◆ **Aim of the exercise**:
Leaving out every picture, copy the lines of the data exactly, from the first through the line containing "1.1, 0, 0, 0]".

◆ **Data lines**:
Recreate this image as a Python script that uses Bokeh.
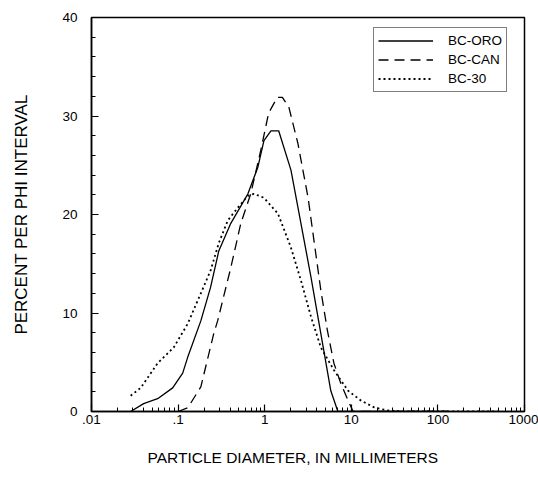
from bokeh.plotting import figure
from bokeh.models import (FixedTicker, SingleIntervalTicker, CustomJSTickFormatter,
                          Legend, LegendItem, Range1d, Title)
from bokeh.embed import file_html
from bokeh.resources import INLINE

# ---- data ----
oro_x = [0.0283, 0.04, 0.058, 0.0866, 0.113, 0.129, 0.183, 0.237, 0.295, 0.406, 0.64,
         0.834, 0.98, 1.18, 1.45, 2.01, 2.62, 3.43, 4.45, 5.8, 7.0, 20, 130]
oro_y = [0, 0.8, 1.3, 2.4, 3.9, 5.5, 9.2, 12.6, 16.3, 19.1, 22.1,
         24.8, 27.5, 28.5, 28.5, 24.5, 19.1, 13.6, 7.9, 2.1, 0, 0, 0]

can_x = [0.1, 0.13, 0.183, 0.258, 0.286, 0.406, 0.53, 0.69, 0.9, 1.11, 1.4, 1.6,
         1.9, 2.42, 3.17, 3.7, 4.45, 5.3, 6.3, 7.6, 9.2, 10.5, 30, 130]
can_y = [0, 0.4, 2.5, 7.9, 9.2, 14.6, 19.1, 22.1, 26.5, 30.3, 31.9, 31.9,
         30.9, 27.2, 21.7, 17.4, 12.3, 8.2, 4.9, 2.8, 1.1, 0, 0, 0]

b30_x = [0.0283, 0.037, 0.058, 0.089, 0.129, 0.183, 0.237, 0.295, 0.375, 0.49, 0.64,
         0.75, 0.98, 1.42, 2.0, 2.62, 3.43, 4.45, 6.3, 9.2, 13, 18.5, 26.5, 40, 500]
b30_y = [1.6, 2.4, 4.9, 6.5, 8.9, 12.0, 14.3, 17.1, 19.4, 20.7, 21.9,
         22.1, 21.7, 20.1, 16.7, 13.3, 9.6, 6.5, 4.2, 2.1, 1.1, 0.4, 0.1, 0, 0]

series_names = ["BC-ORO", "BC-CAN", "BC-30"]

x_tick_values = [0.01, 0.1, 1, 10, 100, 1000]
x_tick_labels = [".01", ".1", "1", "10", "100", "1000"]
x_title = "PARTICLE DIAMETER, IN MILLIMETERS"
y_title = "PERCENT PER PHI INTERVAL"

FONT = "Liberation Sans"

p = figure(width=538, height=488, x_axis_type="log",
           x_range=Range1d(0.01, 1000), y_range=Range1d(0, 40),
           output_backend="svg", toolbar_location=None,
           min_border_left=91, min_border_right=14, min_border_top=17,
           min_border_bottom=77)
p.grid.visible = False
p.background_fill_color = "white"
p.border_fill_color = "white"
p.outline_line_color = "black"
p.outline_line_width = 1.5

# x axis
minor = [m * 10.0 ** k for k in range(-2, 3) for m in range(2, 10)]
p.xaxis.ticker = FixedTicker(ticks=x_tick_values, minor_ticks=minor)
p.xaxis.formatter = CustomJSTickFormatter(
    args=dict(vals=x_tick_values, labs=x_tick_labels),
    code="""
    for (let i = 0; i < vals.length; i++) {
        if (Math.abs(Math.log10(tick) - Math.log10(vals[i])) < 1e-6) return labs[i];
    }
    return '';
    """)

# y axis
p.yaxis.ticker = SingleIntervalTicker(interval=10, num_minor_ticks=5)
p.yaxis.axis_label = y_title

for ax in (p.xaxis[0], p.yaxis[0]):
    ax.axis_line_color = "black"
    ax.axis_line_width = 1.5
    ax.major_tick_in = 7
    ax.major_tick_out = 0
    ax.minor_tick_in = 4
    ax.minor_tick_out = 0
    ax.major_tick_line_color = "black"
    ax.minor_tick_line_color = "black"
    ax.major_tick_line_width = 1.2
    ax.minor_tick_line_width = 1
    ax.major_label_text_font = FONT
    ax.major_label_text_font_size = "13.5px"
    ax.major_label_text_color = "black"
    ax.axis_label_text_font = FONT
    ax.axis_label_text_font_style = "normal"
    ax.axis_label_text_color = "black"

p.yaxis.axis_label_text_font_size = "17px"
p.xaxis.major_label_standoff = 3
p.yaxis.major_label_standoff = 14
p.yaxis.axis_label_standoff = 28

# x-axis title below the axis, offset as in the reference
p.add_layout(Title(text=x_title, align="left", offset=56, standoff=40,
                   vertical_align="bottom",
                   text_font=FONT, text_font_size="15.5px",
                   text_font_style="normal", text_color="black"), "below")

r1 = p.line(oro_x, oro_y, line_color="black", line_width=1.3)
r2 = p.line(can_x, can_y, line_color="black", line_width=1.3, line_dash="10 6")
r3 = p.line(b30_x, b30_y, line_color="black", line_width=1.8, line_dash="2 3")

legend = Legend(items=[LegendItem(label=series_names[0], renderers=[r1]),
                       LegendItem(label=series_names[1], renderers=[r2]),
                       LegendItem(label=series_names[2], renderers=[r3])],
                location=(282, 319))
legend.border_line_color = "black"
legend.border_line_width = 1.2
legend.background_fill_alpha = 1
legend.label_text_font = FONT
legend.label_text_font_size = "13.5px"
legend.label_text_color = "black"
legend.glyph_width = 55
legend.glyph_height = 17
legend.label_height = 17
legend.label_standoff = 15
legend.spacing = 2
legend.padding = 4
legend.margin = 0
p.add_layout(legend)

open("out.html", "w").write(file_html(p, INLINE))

◆ **Solution**:
Recreate this image as a Python script that uses Bokeh.
from bokeh.plotting import figure
from bokeh.models import (FixedTicker, SingleIntervalTicker, CustomJSTickFormatter,
                          Legend, LegendItem, Range1d, Title)
from bokeh.embed import file_html
from bokeh.resources import INLINE

# ---- data ----
oro_x = [0.0283, 0.04, 0.058, 0.0866, 0.113, 0.129, 0.183, 0.237, 0.295, 0.406, 0.64,
         0.834, 0.98, 1.18, 1.45, 2.01, 2.62, 3.43, 4.45, 5.8, 7.0, 20, 130]
oro_y = [0, 0.8, 1.3, 2.4, 3.9, 5.5, 9.2, 12.6, 16.3, 19.1, 22.1,
         24.8, 27.5, 28.5, 28.5, 24.5, 19.1, 13.6, 7.9, 2.1, 0, 0, 0]

can_x = [0.1, 0.13, 0.183, 0.258, 0.286, 0.406, 0.53, 0.69, 0.9, 1.11, 1.4, 1.6,
         1.9, 2.42, 3.17, 3.7, 4.45, 5.3, 6.3, 7.6, 9.2, 10.5, 30, 130]
can_y = [0, 0.4, 2.5, 7.9, 9.2, 14.6, 19.1, 22.1, 26.5, 30.3, 31.9, 31.9,
         30.9, 27.2, 21.7, 17.4, 12.3, 8.2, 4.9, 2.8, 1.1, 0, 0, 0]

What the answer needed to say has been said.